Reclaiming Your Self-Worth Without Female Attention

There’s a silent kind of misery many men carry — a feeling that they are invisible unless a woman validates them. You might not speak of it, but you’ve likely felt it: that empty space in the chest when no one texts back, when you walk into a room and no one notices, when you achieve something but there’s no soft voice to say, “I’m proud of you.”

This isn’t neediness. It’s conditioning. It’s the result of being told, subtly and consistently, that a man’s worth is tied to how much he’s desired.

But what if you stopped waiting to be seen? What if you reclaimed your value, not from the outside world, but from within?

The Hunger That Never Ends

For many quiet, thoughtful men, female attention becomes a form of proof. Not proof of attractiveness alone, but proof of existence — of being worthy, interesting, good.

When you’ve spent years feeling overlooked, when you’ve buried your voice to avoid rocking the boat, when you’ve made yourself “easy to love” by being agreeable and unthreatening — attention feels like breath after suffocation. A woman choosing you becomes the only mirror in which you see yourself as a man.

And so, you chase. Silently. You improve yourself. You become successful. You stay kind. You hope someone notices. You hope someone sees the effort.

But here’s the trap: that kind of validation is never stable. It disappears the moment the attention fades. And when it does, you fall back into the void — the same one that pushed you to perform in the first place.

Your Self-Worth Is Not a Performance

This is the root sickness of our age: men performing themselves instead of living themselves.

You become the version of you that will be liked. You filter your truth. You measure your words. You hide your rage, your power, your pain. All because you’ve been told that if you’re too much — too intense, too dominant, too silent — you’ll be alone.

So, you silence your instincts and decorate your edges with politeness. You think: If I’m good enough, she’ll stay.

But real self-worth doesn’t perform. It doesn’t negotiate with perception. It simply is.

To reclaim it, you must unlearn the habit of looking outward.

Stop Trying to Be a “Better Catch”

This is where most self-help advice misleads you. It tells you to become more attractive — improve your fitness, your wardrobe, your money, your game. And while none of those things are wrong, they keep you locked in the same psychological prison: doing more to finally “deserve” attention.

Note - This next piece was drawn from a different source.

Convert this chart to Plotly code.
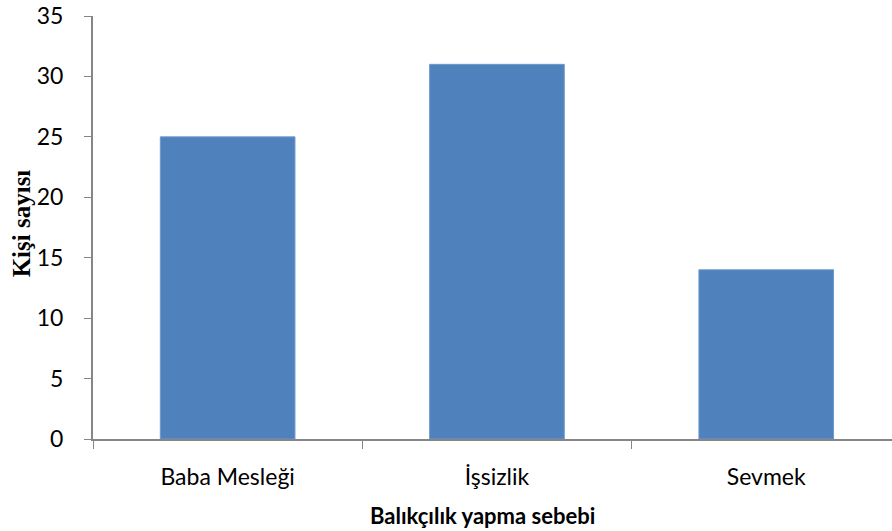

But you were never meant to live in a constant state of audition.

Instead of asking, “What do I need to change so women will like me?” ask yourself, “What am I still trying to prove — and to whom?”

When your entire growth is motivated by being seen, it’s not truly your growth. It’s a curated version of you, optimized for someone else’s gaze.

Rebuilding From the Inside

If you want to reclaim your self-worth, start by divorcing your identity from how others respond to you. That includes women. That includes friends. That includes social media. You don’t need to be admired to be valid.

You need only to be loyal to your own spirit.

Embrace Your Silence

Don’t be ashamed of being quiet. Don’t interpret your introversion as inadequacy. Your silence is a language the world has forgotten — and that women rarely understand. Let them misunderstand it.

You are not obligated to translate yourself just so others feel comfortable.

In solitude, you meet the parts of you that don’t need applause. In silence, your real voice surfaces.

Reconnect With Your Wildness

Beneath the conditioned “nice guy” persona lies a wilder, freer self — the one you buried under decades of social conformity. He is raw. He is instinctive. He is not afraid to offend or walk away.

He doesn’t wait to be chosen. He chooses — places, people, paths.

Your self-worth deepens when you begin to live like he does: on your own terms, unapologetically, without trying to be palatable.

The Paradox: Women Are Drawn to the Man Who Doesn’t Need Them

This is the irony you’ll come to know: when you stop basing your worth on female attention, when you withdraw your energy from trying to be liked, when you walk with the grounded assurance that you are enough — that’s when women begin to notice.

But by then, it won’t matter.

You won’t need their validation anymore. You’ll appreciate connection when it comes, but you won’t depend on it for identity. You’ll no longer be starving for attention because you’ll be nourished from within.

That’s not arrogance. That’s peace.

Final Thoughts

The man who reclaims his self-worth is the man who no longer waits for applause. He no longer treats love as a reward. He no longer confuses being chosen with being valuable.

You don’t exist to be impressive.

You exist to be real.

The day you stop chasing attention is the day you begin reclaiming your power. Not because others see it — but because you finally do.